Faure's Consoling Requiem at Greenwood Cemetery
Angel's Share Concludes Its Season
By: Susan Hall - Oct 22, 2021
Andrew Ousley has just the right touch as he presents music from all times and places in surprising venues across the city of New York. Earlier concerts at the Greenwood cemetery in Brooklyn took place in catacombs. For the performance of Gabriel Fauré ’s Requiem by Cantori, Ousley moved outside.
A stage was erected at the base of a path that led up hill through gravestones. Audience members sat on the ascending hills on either side of the path and also on chairs at the hilltop. Candles dotted the hills.
The program opened with Carlos Simon's Be Still and Know. The work established the mood of the evening, one of quiet reflection as we slowly emerge from challenging times. Simon was recently featured at the Ojai Music Festival, where he spoke about his heritage, four generations of preachers. He fuses music of the Black church, Black culture and his own special musical colors to offer an exciting range of compositions.
Fauré ’s Requiem is unusual. It begins and ends with a requiem. It is consoling, not damning. Before In Paradisium (a glimpse of heaven), liberation is requested.
How appropriate to hear the Requiem among so many resting in peace, including Leonard Bernstein, Elliott Carter, and Lola Montes, who is perhaps like Mary Magdalene, the centerpiece of the Requiem. Lola Montes was a cabaret dancer and seducer of men, including King Ludwig the 1st of Bavaria. Like Mary Magdalene, a scandalous woman who wanted to be forgiven, not chastised.
,This human requiem celebrates a forgiving God, not a judgmental one. Fauré, whose personal faith (or lack thereof) has been widely discussed, clearly made peace with life's end and the possibility of a conclusion in peace. The church in which he was music master for decades was La Madeleine, named for Mary Magdalene. In a ceiling statue, she kneels before Christ. She is not subject to the ire of Michael on Judgement Day.
Fauré doctored the mass, shaping it to his own ends. While some of his correspondence suggests a casual approach to the Requiem, the music speaks otherwise.
Fauré refers to his “little Requieum” which it is not. Yet, as grand as it may be, it is also intimate and at times even tender. As Fauré moves to the soprano solo Pie Jesu, sung beautifully by Nola Richardson, the work feels neither solemn nor reverential. We are in an embrace, held in sorrow and released into quiet.
The hill on which the audience sits is in the embrace of the dead. Distant city lights still offer life.
Fauré had probably intended the work to be performed with a chamber group and Cantori offered a splendid one. Jocelyn Zhu performed a fine violin solo as did Elena Ariza on cello. Bennett Norris' double bass provided gnawing counter rhythms, adding to the complex arrangements of harmony and melody which enrich the work.

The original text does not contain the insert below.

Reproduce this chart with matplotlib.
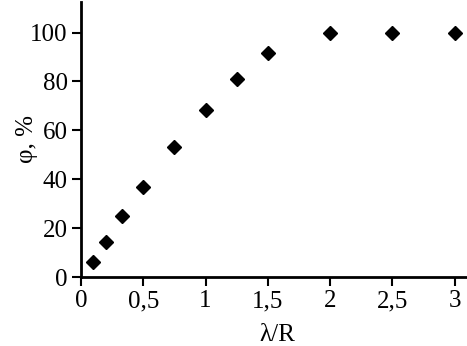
import matplotlib
matplotlib.use("Agg")
import matplotlib.pyplot as plt
from matplotlib.ticker import FuncFormatter

# data
ratio = [0.1, 0.2, 0.33, 0.5, 0.75, 1.0, 1.25, 1.5, 2.0, 2.5, 3.0]
phi = [6, 14.3, 25, 37, 53, 68.5, 81, 91.5, 100, 100, 100]
xticks = [0, 0.5, 1, 1.5, 2, 2.5, 3]
yticks = [0, 20, 40, 60, 80, 100]

plt.rcParams['font.family'] = ['Liberation Serif', 'DejaVu Serif']

fig = plt.figure(figsize=(4.67, 3.46), dpi=100)
ax = fig.add_axes([0.1734, 0.1994, 0.8266, 0.795])

ax.plot(ratio, phi, 'D', color='black', markersize=7.5, linestyle='none')

ax.set_xlim(0, 3.1)
ax.set_ylim(0, 112.5)
ax.set_xticks(xticks)
ax.set_yticks(yticks)
ax.xaxis.set_major_formatter(FuncFormatter(lambda v, p: ('%g' % v).replace('.', ',')))

for s in ['top', 'right']:
    ax.spines[s].set_visible(False)
for s in ['left', 'bottom']:
    ax.spines[s].set_linewidth(2)
ax.tick_params(direction='out', length=6.5, width=1.5, labelsize=18, pad=3)

ax.set_xlabel('λ/R', fontsize=18)
ax.set_ylabel('φ, %', fontsize=18)
ax.xaxis.set_label_coords(0.508, -0.17)
ax.yaxis.set_label_coords(-0.112, 0.5)

fig.savefig('out.png', dpi=100)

From the start we hear harmonies and the dynamic contrasts. The chorus is almost chanting the vocal line which dramatically intensifies when “eternal light” is mentioned and quiets down for “shines on them forever.”
The full chorus finally enters in the fifth section of the first part. To match the darkening sky, deep blue black lights up the rear stage. Light can turn to blood red, to yellow and sienna as the work progresses.
The musical line, wherever it is expressed, is close to us, as is the cemetery setting. The recurring theme which binds the work is heard first in the Introit and Kyrie.
This is not the damning requiem of Verdi. Its message is of hope. Faure takes texts from outside the Mass of the Dead to fulfill his purpose.
The Libera Me starts out as a baritone solo by Joseph Parrish, who is joined by the chorus. This is a response for the Office of the Dead and not customary in masses. Neither is the concluding In Paradisum, which comes from the Burial Service. Comfort and solace are brought to the wrenching experience of death. we are not left entangled in the wrath of God.
Mark Shapiro conducted to bring forth Faure’s musical message. The Cantori performers gave us both quiet beauty and passion. Unison Media and Greenwood Cemetery set the event with their customary sensitive touch, inviting an audience of new listeners, many of whom have never been to a classical concert. Everyone wanted to return for more.